Three hydrolytically stable polyethyleneglycol (PEG)-based N-substituted acrylamide macromonomers, methoxypolyethyleneglycol (350) acrylamide (MPEG(350)Am) methoxypolyethyleneglycol (750) acrylamide(MPEG(750)Am) and methoxypolyethyleneglycol (2000)acrylamide (MPEG(2000)Am) with increasing PEG chain length were synthesized. Surface-initiated aqueous atom transfer radical polymerization (ATRP) using CuCl/1,1,4,7,10,10-hexamethyl triethylene tetramine (HMTETA) catalyst was utilized to generate dense polymer brushes from these monomers via an ester linker group on the surface of model polystyrene (PS) particles. The molecular weight, hydrodynamic thickness, and graft densities of the grafted polymer layers were controlled by changing the reaction parameters of monomer concentration, addition of Cu(II)Cl-2, and sodium chloride. The graft densities of surface-grafted brushes decreased with increasing PEG macromonomer chain length, 350 > 750 >> 2000, under similar experimental conditions.
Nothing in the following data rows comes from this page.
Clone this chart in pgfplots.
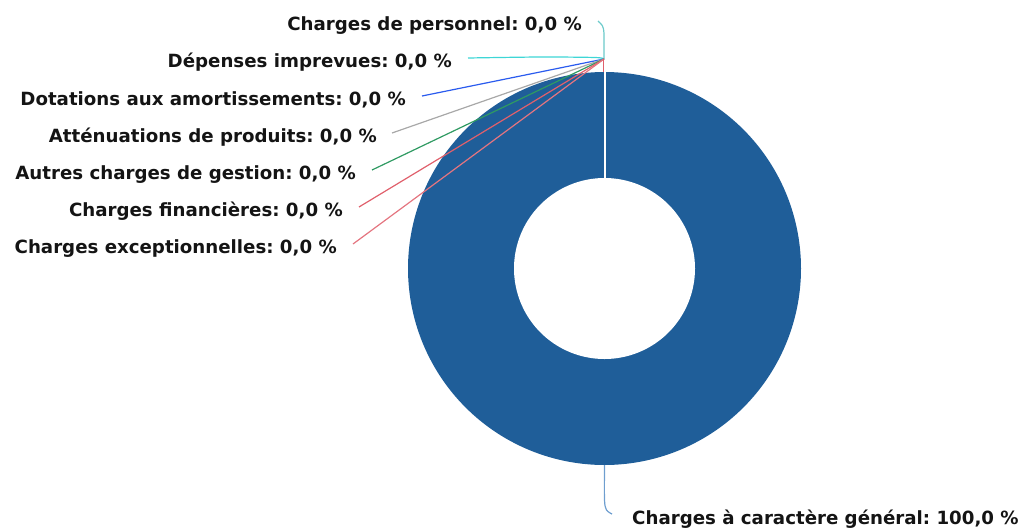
\documentclass[border=0pt]{standalone}
\usepackage{pgfplots}
\pgfplotsset{compat=1.18}
\usepackage{pgfplotstable}
\usepackage{fontspec}
\setmainfont{DejaVu Sans}
\frenchspacing
\definecolor{ringblue}{HTML}{1F5E99}
\definecolor{cPers}{HTML}{6CCACA}
\definecolor{cDep}{HTML}{3ED6D6}
\definecolor{cDot}{HTML}{2A5BEE}
\definecolor{cAtt}{HTML}{A8A8A8}
\definecolor{cAut}{HTML}{2F9A62}
\definecolor{cFin}{HTML}{E0606C}
\definecolor{cExc}{HTML}{E47580}
\definecolor{cGen}{HTML}{6E9ECF}
\definecolor{txt}{HTML}{141414}
\tikzset{lbl/.style={inner sep=0pt, text=txt, font=\bfseries\fontsize{18.2}{20}\selectfont}}
% share of each category in percent
\pgfplotstableread{
cat value
general 100.0
personnel 0.0
depenses 0.0
dotations 0.0
attenuations 0.0
autres 0.0
financieres 0.0
exceptionnelles 0.0
}\data
\pgfplotstablegetelem{0}{value}\of\data
\let\sliceval\pgfplotsretval
\begin{document}
\begin{tikzpicture}
\begin{axis}[
  scale only axis, width=1023pt, height=528pt,
  xmin=0, xmax=1023, ymin=0, ymax=528, y dir=reverse,
  hide axis, clip=false,
]
\addplot[draw=none] coordinates {(0,0) (1023,528)};
% slice: Charges a caractere general (100 %)
\addplot[fill=ringblue, draw=none, domain=0:{3.6*\sliceval}, samples=241, variable=\t]
  ({604.5+196.5*sin(\t)}, {268.5-196.5*cos(\t)}) -- cycle;
\addplot[fill=white, draw=none, domain=0:360, samples=181, variable=\t]
  ({604.5+90.5*sin(\t)}, {268.5-90.5*cos(\t)}) -- cycle;
\addplot[draw=white, line width=2pt] coordinates {(604.5,71) (604.5,178.5)};
% connectors
\addplot[cPers, line width=1.2pt, smooth] coordinates {(598,21) (602.5,26) (604,34) (604,59)};
\addplot[cDep, line width=1.2pt, smooth] coordinates {(468,58) (540,57) (595,57.5) (604,59)};
\addplot[cDot, line width=1.2pt] coordinates {(422,96) (604,59)};
\addplot[cAtt, line width=1.2pt] coordinates {(392,133) (604,59)};
\addplot[cAut, line width=1.2pt] coordinates {(372,170) (604,59)};
\addplot[cFin, line width=1.2pt] coordinates {(359,207) (604,59)};
\addplot[cExc, line width=1.2pt] coordinates {(353,244) (604,59)};
\addplot[cFin, line width=1.6pt] coordinates {(603.5,59) (603.5,72)};
\addplot[cGen, line width=1.2pt, smooth] coordinates {(604.5,465) (604.5,500) (606.5,510) (612,514)};
% labels
\node[lbl, anchor=base east] at (axis cs:582,30) {Charges de personnel: 0,0 \%};
\node[lbl, anchor=base east] at (axis cs:452,67) {Dépenses imprevues: 0,0 \%};
\node[lbl, anchor=base east] at (axis cs:406,105) {Dotations aux amortissements: 0,0 \%};
\node[lbl, anchor=base east] at (axis cs:377,142) {Atténuations de produits: 0,0 \%};
\node[lbl, anchor=base east] at (axis cs:356,179) {Autres charges de gestion: 0,0 \%};
\node[lbl, anchor=base east] at (axis cs:343,216) {Charges financières: 0,0 \%};
\node[lbl, anchor=base east] at (axis cs:337,253) {Charges exceptionnelles: 0,0 \%};
\node[lbl, anchor=base west] at (axis cs:632,524) {Charges à caractère général: 100,0 \%};
\end{axis}
\end{tikzpicture}
\end{document}
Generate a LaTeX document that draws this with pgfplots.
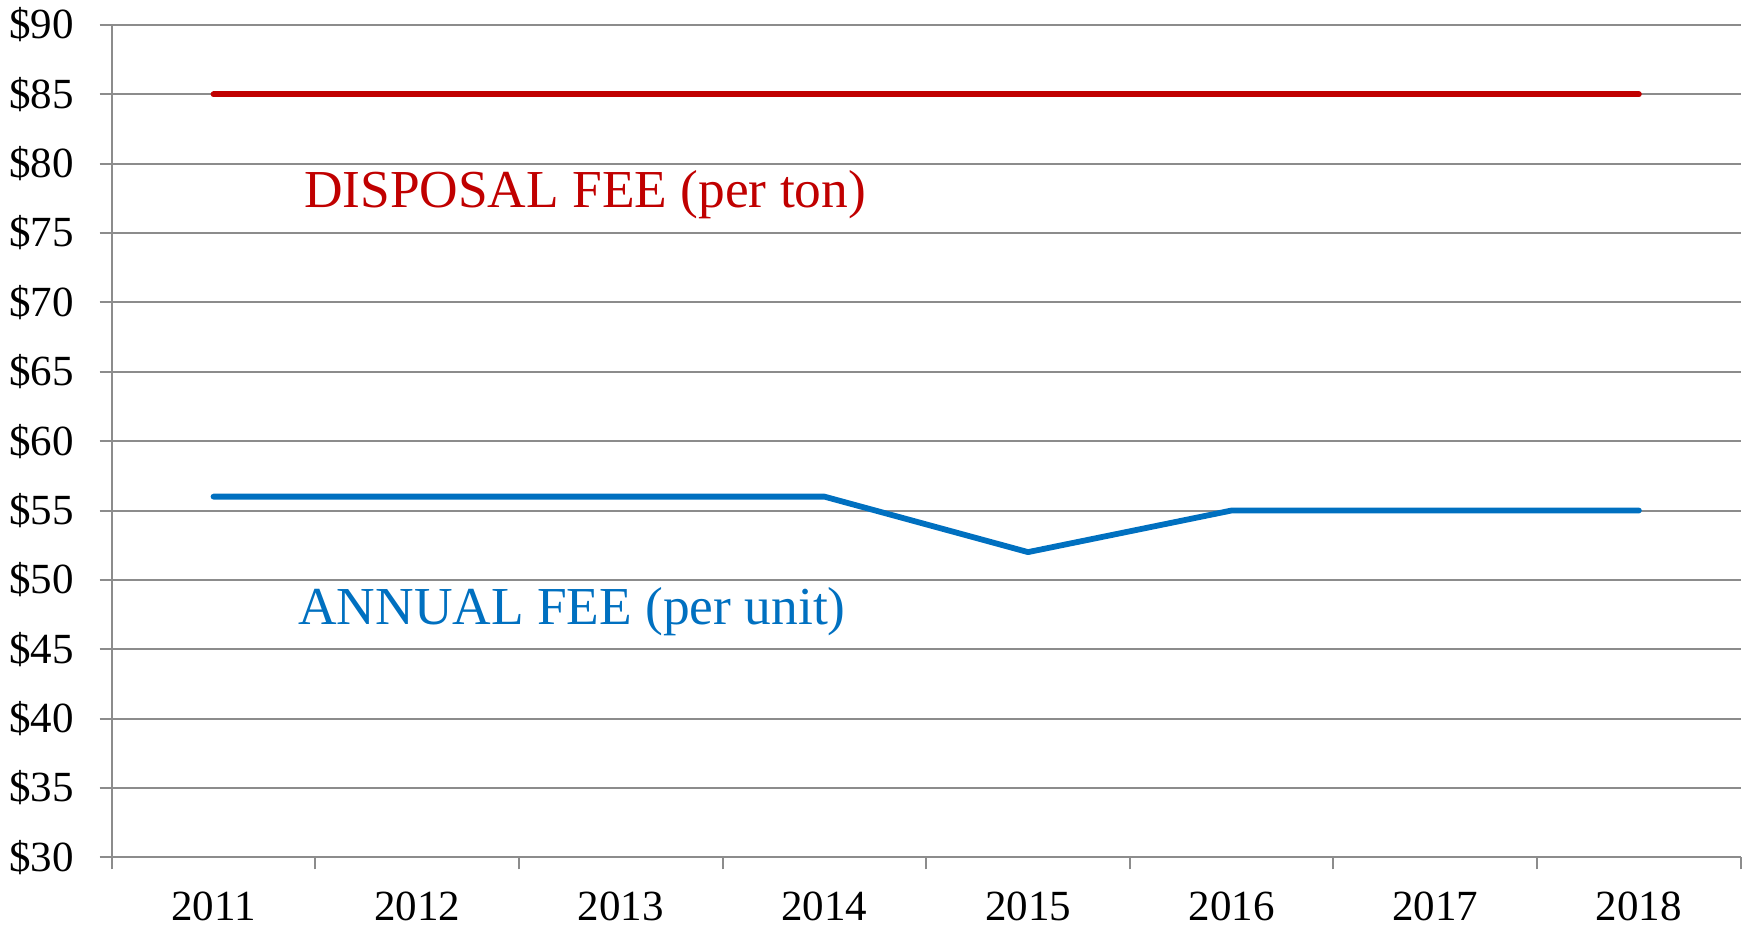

The molecular weight of grafts increased with increase in monomer concentration, and only selected conditions produced narrow distributed polymer chains. The molecular weight of grafted polymer chains differs significantly to those formed in solution. The hydrodynamic thicknesses of the grafted polymer layers were fitted to the Daoud and Cotton model (DCM) for brush height on spherical surfaces. The results show that the size of the pendent groups on the polymer chains has a profound effect on the hydrodynamic thickness of the brush for a given degree of polymerization. The new PEG-based surfaces show good protection against nonspecific protein adsorption from blood plasma compared to the bare surface. Protein adsorption decreased with increasing surface density of grafted polymer chains. Poly(MPEG(750)Am) brushes were more effective in preventing protein adsorption than poly(MPEG(350)Am) even at low graft densities, presumably due to the increase in PEG content in the grafted layer.